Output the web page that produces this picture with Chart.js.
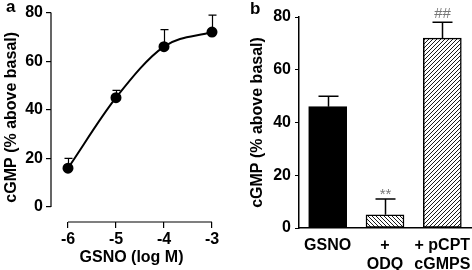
<!DOCTYPE html>
<html>
<head>
<meta charset="utf-8">
<script src="https://cdn.jsdelivr.net/npm/chart.js@4.4.1/dist/chart.umd.min.js"></script>
<style>
  html, body { margin: 0; padding: 0; background: #fff; }
  #wrap { position: relative; width: 472px; height: 270px; overflow: hidden; }
  canvas { position: absolute; top: 0; }
  .panel-tag { position: absolute; font: bold 17px "Liberation Sans", Arial, sans-serif; color: #000; }
</style>
</head>
<body>
<div id="wrap">
  <canvas id="chart-a" width="236" height="270" style="left:0"></canvas>
  <canvas id="chart-b" width="236" height="270" style="left:236px"></canvas>
  <div class="panel-tag" style="left:6px;top:-3px">a</div>
  <div class="panel-tag" style="left:250px;top:-1px">b</div>
</div>
<script>
// panel a: concentration-response
const gsnoLogM = [-6, -5, -4, -3];
const curveMean = [16, 45, 66, 72];
const curveErr = [4, 3, 7, 7];
const yTicksA = [0, 20, 40, 60, 80];

// panel b: bars
const barLabels = [["GSNO"], ["+", "ODQ"], ["+ pCPT", "cGMPS"]];
const barMean = [46, 5, 72];
const barErr = [4, 6, 6];
const barMarks = ["", "**", "##"];

const FONT = '"Liberation Sans", Arial, sans-serif';

function hatch(forward) {
  const s = 4;
  const c = document.createElement("canvas");
  c.width = s; c.height = s;
  const g = c.getContext("2d");
  g.fillStyle = "#fff";
  g.fillRect(0, 0, s, s);
  g.strokeStyle = "#000";
  g.lineWidth = 0.9;
  g.beginPath();
  if (forward) {
    g.moveTo(0, s); g.lineTo(s, 0);
    g.moveTo(-1, 1); g.lineTo(1, -1);
    g.moveTo(s - 1, s + 1); g.lineTo(s + 1, s - 1);
  } else {
    g.moveTo(0, 0); g.lineTo(s, s);
    g.moveTo(s - 1, -1); g.lineTo(s + 1, 1);
    g.moveTo(-1, s - 1); g.lineTo(1, s + 1);
  }
  g.stroke();
  return g.createPattern(c, "repeat");
}

// up-only error bars with a cap, drawn from the dataset's own elements
const errorBars = {
  id: "errorBars",
  afterDatasetsDraw(chart, args, opts) {
    const { ctx } = chart;
    const y = chart.scales.y;
    const meta = chart.getDatasetMeta(0);
    const values = opts.values;
    ctx.save();
    ctx.strokeStyle = "#000";
    ctx.lineWidth = opts.lineWidth;
    meta.data.forEach((el, i) => {
      const top = y.getPixelForValue(values[i] + opts.errors[i]);
      const x = Math.round(el.x) + 0.5;
      ctx.beginPath();
      ctx.moveTo(x, el.y);
      ctx.lineTo(x, top);
      ctx.moveTo(x - opts.cap, top);
      ctx.lineTo(x + opts.cap, top);
      ctx.stroke();
      const mark = opts.marks && opts.marks[i];
      if (mark) {
        ctx.fillStyle = "#777";
        ctx.font = "15px " + FONT;
        ctx.textAlign = "center";
        ctx.textBaseline = "alphabetic";
        const m = ctx.measureText(mark);
        ctx.fillText(mark, x, top - 4 - m.actualBoundingBoxDescent);
      }
    });
    ctx.restore();
  },
};

// panel a has detached axes: lines only span the tick range
const splitAxes = {
  id: "splitAxes",
  afterDraw(chart) {
    const { ctx, chartArea } = chart;
    const x = chart.scales.x, y = chart.scales.y;
    ctx.save();
    ctx.strokeStyle = "#000";
    ctx.lineWidth = 1.2;
    ctx.beginPath();
    ctx.moveTo(chartArea.left, y.getPixelForValue(yTicksA[0]));
    ctx.lineTo(chartArea.left, y.getPixelForValue(yTicksA[yTicksA.length - 1]));
    ctx.moveTo(x.getPixelForValue(gsnoLogM[0]), chartArea.bottom);
    ctx.lineTo(x.getPixelForValue(gsnoLogM[gsnoLogM.length - 1]), chartArea.bottom);
    ctx.stroke();
    ctx.restore();
  },
};

const tickFont = { family: FONT, size: 16, weight: "bold" };
const titleFont = { family: FONT, size: 16, weight: "bold" };

new Chart(document.getElementById("chart-a"), {
  type: "scatter",
  data: {
    datasets: [{
      data: gsnoLogM.map((v, i) => ({ x: v, y: curveMean[i] })),
      showLine: true,
      cubicInterpolationMode: "monotone",
      borderColor: "#000",
      borderWidth: 2,
      pointRadius: 4.5,
      pointBackgroundColor: "#000",
      pointBorderColor: "#000",
      clip: false,
    }],
  },
  options: {
    responsive: false,
    animation: false,
    devicePixelRatio: 1,
    layout: { padding: { top: 12, right: 24, left: 0, bottom: 0 } },
    plugins: {
      legend: { display: false },
      tooltip: { enabled: false },
      errorBars: { values: curveMean, errors: curveErr, cap: 4, lineWidth: 1.2 },
    },
    scales: {
      x: {
        type: "linear",
        min: -6.354,
        max: -3,
        afterBuildTicks: (s) => { s.ticks = gsnoLogM.map((v) => ({ value: v })); },
        afterFit: (s) => { s.height = 48; },
        ticks: { color: "#000", font: tickFont, padding: 2, maxRotation: 0, callback: (v) => String(v) },
        grid: { drawOnChartArea: false, drawTicks: true, tickLength: 6, color: "#000", lineWidth: 1.2 },
        border: { display: false },
        title: { display: true, text: "GSNO (log M)", color: "#000", font: titleFont, padding: { top: 0, bottom: 3 } },
      },
      y: {
        min: -6.15,
        max: 80,
        afterBuildTicks: (s) => { s.ticks = yTicksA.map((v) => ({ value: v })); },
        afterFit: (s) => { s.width = 51; },
        ticks: { color: "#000", font: tickFont, padding: 3 },
        grid: { drawOnChartArea: false, drawTicks: true, tickLength: 5, color: "#000", lineWidth: 1.2 },
        border: { display: false },
        title: { display: true, text: "cGMP (% above basal)", color: "#000", font: titleFont, padding: { top: 2, bottom: 0 } },
      },
    },
  },
  plugins: [errorBars, splitAxes],
});

new Chart(document.getElementById("chart-b"), {
  type: "bar",
  data: {
    labels: barLabels,
    datasets: [{
      data: barMean,
      backgroundColor: ["#000", hatch(false), hatch(true)],
      borderColor: "#000",
      borderWidth: 1.5,
      borderSkipped: false,
      barThickness: 38,
    }],
  },
  options: {
    responsive: false,
    animation: false,
    devicePixelRatio: 1,
    layout: { padding: { top: 17, right: 1, left: 0, bottom: 0 } },
    plugins: {
      legend: { display: false },
      tooltip: { enabled: false },
      errorBars: { values: barMean, errors: barErr, cap: 10, lineWidth: 1.5, marks: barMarks },
    },
    scales: {
      x: {
        afterFit: (s) => { s.height = 42; },
        ticks: { color: "#000", font: { family: FONT, size: 16, weight: "bold", lineHeight: 1.2 }, padding: 0, maxRotation: 0, minRotation: 0, autoSkip: false },
        grid: { display: false },
        border: { display: true, color: "#000", width: 1.5 },
      },
      y: {
        min: 0,
        max: 80,
        afterFit: (s) => { s.width = 63; },
        ticks: { stepSize: 20, color: "#000", font: tickFont, padding: 4 },
        grid: { drawOnChartArea: false, drawTicks: true, tickLength: 4, color: "#000", lineWidth: 1 },
        border: { display: true, color: "#000", width: 1.5 },
        title: { display: true, text: "cGMP (% above basal)", color: "#000", font: titleFont, padding: { top: 12, bottom: 0 } },
      },
    },
  },
  plugins: [errorBars],
});
</script>
</body>
</html>
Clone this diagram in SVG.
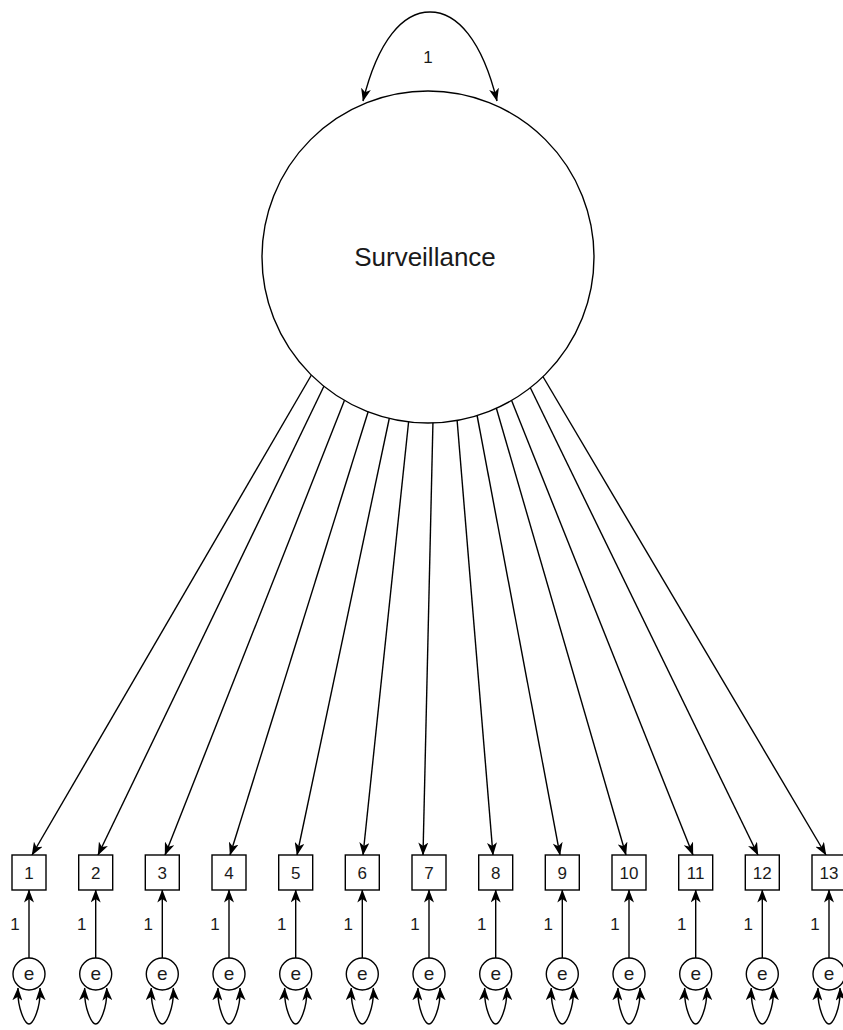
<svg xmlns="http://www.w3.org/2000/svg" width="843" height="1030" viewBox="0 0 843 1030">
  <style>
    .ln { fill: none; stroke: #000; stroke-width: 1.4; }
    .arr { marker-end: url(#head); }
    .loop { fill: none; stroke: #000; stroke-width: 1.4; marker-start: url(#head); marker-end: url(#head); }
    .node { fill: #fff; stroke: #000; stroke-width: 1.4; }
    .lbl { font-family: "Liberation Sans", Arial, sans-serif; fill: #1a1a1a; text-anchor: middle; }
    .big { font-size: 26px; }
    .num { font-size: 17px; }
    .e { font-size: 19px; }
  </style>
  <defs>
    <marker id="head" viewBox="0 0 13 10" refX="12.5" refY="5" markerWidth="13" markerHeight="10" markerUnits="userSpaceOnUse" orient="auto-start-reverse">
      <path d="M0,0 L13,5 L0,10 L3.5,5 z" fill="#000"/>
    </marker>
  </defs>
  <rect width="843" height="1030" fill="#fff"/>

  <!-- connectors: factor loadings, error paths, variances -->
  <g id="connectors">
    <!-- factor variance loop -->
    <path class="loop" d="M363,101 C378,40 403,12 430,12 C457,12 482,40 497,101"/>
    <!-- loadings from Surveillance to items -->
    <line class="ln arr" x1="312" y1="374" x2="32" y2="855"/>
    <line class="ln arr" x1="325" y1="384" x2="98" y2="855"/>
    <line class="ln arr" x1="345" y1="399" x2="165" y2="855"/>
    <line class="ln arr" x1="369" y1="409" x2="230" y2="855"/>
    <line class="ln arr" x1="390" y1="415" x2="297" y2="855"/>
    <line class="ln arr" x1="409" y1="418" x2="363" y2="855"/>
    <line class="ln arr" x1="433" y1="420" x2="423" y2="855"/>
    <line class="ln arr" x1="457" y1="419" x2="493" y2="855"/>
    <line class="ln arr" x1="477" y1="415" x2="560" y2="855"/>
    <line class="ln arr" x1="496" y1="407" x2="626" y2="855"/>
    <line class="ln arr" x1="511" y1="399" x2="693" y2="855"/>
    <line class="ln arr" x1="529" y1="385" x2="758" y2="855"/>
    <line class="ln arr" x1="542" y1="375" x2="826" y2="855"/>
    <!-- error terms to items -->
    <line class="ln arr" x1="29" y1="958" x2="29" y2="890"/>
    <line class="ln arr" x1="95.7" y1="958" x2="95.7" y2="890"/>
    <line class="ln arr" x1="162.3" y1="958" x2="162.3" y2="890"/>
    <line class="ln arr" x1="229" y1="958" x2="229" y2="890"/>
    <line class="ln arr" x1="295.7" y1="958" x2="295.7" y2="890"/>
    <line class="ln arr" x1="362.3" y1="958" x2="362.3" y2="890"/>
    <line class="ln arr" x1="429" y1="958" x2="429" y2="890"/>
    <line class="ln arr" x1="495.7" y1="958" x2="495.7" y2="890"/>
    <line class="ln arr" x1="562.3" y1="958" x2="562.3" y2="890"/>
    <line class="ln arr" x1="629" y1="958" x2="629" y2="890"/>
    <line class="ln arr" x1="695.7" y1="958" x2="695.7" y2="890"/>
    <line class="ln arr" x1="762.3" y1="958" x2="762.3" y2="890"/>
    <line class="ln arr" x1="829" y1="958" x2="829" y2="890"/>
    <!-- error variance loops -->
    <path class="loop" d="M18,988 C17,1008 25,1024 29,1024 C33,1024 41,1008 40,988"/>
    <path class="loop" d="M84.7,988 C83.7,1008 91.7,1024 95.7,1024 C99.7,1024 107.7,1008 106.7,988"/>
    <path class="loop" d="M151.3,988 C150.3,1008 158.3,1024 162.3,1024 C166.3,1024 174.3,1008 173.3,988"/>
    <path class="loop" d="M218,988 C217,1008 225,1024 229,1024 C233,1024 241,1008 240,988"/>
    <path class="loop" d="M284.7,988 C283.7,1008 291.7,1024 295.7,1024 C299.7,1024 307.7,1008 306.7,988"/>
    <path class="loop" d="M351.3,988 C350.3,1008 358.3,1024 362.3,1024 C366.3,1024 374.3,1008 373.3,988"/>
    <path class="loop" d="M418,988 C417,1008 425,1024 429,1024 C433,1024 441,1008 440,988"/>
    <path class="loop" d="M484.7,988 C483.7,1008 491.7,1024 495.7,1024 C499.7,1024 507.7,1008 506.7,988"/>
    <path class="loop" d="M551.3,988 C550.3,1008 558.3,1024 562.3,1024 C566.3,1024 574.3,1008 573.3,988"/>
    <path class="loop" d="M618,988 C617,1008 625,1024 629,1024 C633,1024 641,1008 640,988"/>
    <path class="loop" d="M684.7,988 C683.7,1008 691.7,1024 695.7,1024 C699.7,1024 707.7,1008 706.7,988"/>
    <path class="loop" d="M751.3,988 C750.3,1008 758.3,1024 762.3,1024 C766.3,1024 774.3,1008 773.3,988"/>
    <path class="loop" d="M818,988 C817,1008 825,1024 829,1024 C833,1024 841,1008 840,988"/>
    <!-- path labels -->
    <text class="lbl num" x="428" y="63">1</text>
    <text class="lbl num" x="15" y="930">1</text>
    <text class="lbl num" x="81.7" y="930">1</text>
    <text class="lbl num" x="148.3" y="930">1</text>
    <text class="lbl num" x="215" y="930">1</text>
    <text class="lbl num" x="281.7" y="930">1</text>
    <text class="lbl num" x="348.3" y="930">1</text>
    <text class="lbl num" x="415" y="930">1</text>
    <text class="lbl num" x="481.7" y="930">1</text>
    <text class="lbl num" x="548.3" y="930">1</text>
    <text class="lbl num" x="615" y="930">1</text>
    <text class="lbl num" x="681.7" y="930">1</text>
    <text class="lbl num" x="748.3" y="930">1</text>
    <text class="lbl num" x="815" y="930">1</text>
  </g>

  <!-- latent factor -->
  <g id="surveillance">
    <circle class="node" cx="428" cy="257" r="166"/>
    <text class="lbl big" x="425" y="266">Surveillance</text>
  </g>

  <!-- observed items -->
  <g id="item1"><rect class="node" x="12" y="855" width="34" height="35"/><text class="lbl num" x="29" y="879">1</text></g>
  <g id="item2"><rect class="node" x="78.7" y="855" width="34" height="35"/><text class="lbl num" x="95.7" y="879">2</text></g>
  <g id="item3"><rect class="node" x="145.3" y="855" width="34" height="35"/><text class="lbl num" x="162.3" y="879">3</text></g>
  <g id="item4"><rect class="node" x="212" y="855" width="34" height="35"/><text class="lbl num" x="229" y="879">4</text></g>
  <g id="item5"><rect class="node" x="278.7" y="855" width="34" height="35"/><text class="lbl num" x="295.7" y="879">5</text></g>
  <g id="item6"><rect class="node" x="345.3" y="855" width="34" height="35"/><text class="lbl num" x="362.3" y="879">6</text></g>
  <g id="item7"><rect class="node" x="412" y="855" width="34" height="35"/><text class="lbl num" x="429" y="879">7</text></g>
  <g id="item8"><rect class="node" x="478.7" y="855" width="34" height="35"/><text class="lbl num" x="495.7" y="879">8</text></g>
  <g id="item9"><rect class="node" x="545.3" y="855" width="34" height="35"/><text class="lbl num" x="562.3" y="879">9</text></g>
  <g id="item10"><rect class="node" x="612" y="855" width="34" height="35"/><text class="lbl num" x="629" y="879">10</text></g>
  <g id="item11"><rect class="node" x="678.7" y="855" width="34" height="35"/><text class="lbl num" x="695.7" y="879">11</text></g>
  <g id="item12"><rect class="node" x="745.3" y="855" width="34" height="35"/><text class="lbl num" x="762.3" y="879">12</text></g>
  <g id="item13"><rect class="node" x="812" y="855" width="34" height="35"/><text class="lbl num" x="829" y="879">13</text></g>

  <!-- error terms -->
  <g id="e1"><circle class="node" cx="29" cy="974" r="16"/><text class="lbl e" x="29" y="980">e</text></g>
  <g id="e2"><circle class="node" cx="95.7" cy="974" r="16"/><text class="lbl e" x="95.7" y="980">e</text></g>
  <g id="e3"><circle class="node" cx="162.3" cy="974" r="16"/><text class="lbl e" x="162.3" y="980">e</text></g>
  <g id="e4"><circle class="node" cx="229" cy="974" r="16"/><text class="lbl e" x="229" y="980">e</text></g>
  <g id="e5"><circle class="node" cx="295.7" cy="974" r="16"/><text class="lbl e" x="295.7" y="980">e</text></g>
  <g id="e6"><circle class="node" cx="362.3" cy="974" r="16"/><text class="lbl e" x="362.3" y="980">e</text></g>
  <g id="e7"><circle class="node" cx="429" cy="974" r="16"/><text class="lbl e" x="429" y="980">e</text></g>
  <g id="e8"><circle class="node" cx="495.7" cy="974" r="16"/><text class="lbl e" x="495.7" y="980">e</text></g>
  <g id="e9"><circle class="node" cx="562.3" cy="974" r="16"/><text class="lbl e" x="562.3" y="980">e</text></g>
  <g id="e10"><circle class="node" cx="629" cy="974" r="16"/><text class="lbl e" x="629" y="980">e</text></g>
  <g id="e11"><circle class="node" cx="695.7" cy="974" r="16"/><text class="lbl e" x="695.7" y="980">e</text></g>
  <g id="e12"><circle class="node" cx="762.3" cy="974" r="16"/><text class="lbl e" x="762.3" y="980">e</text></g>
  <g id="e13"><circle class="node" cx="829" cy="974" r="16"/><text class="lbl e" x="829" y="980">e</text></g>
</svg>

- - -

Problem to solve >>
Count how many lines above carry the word "this". Only the number is required.

Written solution >>
2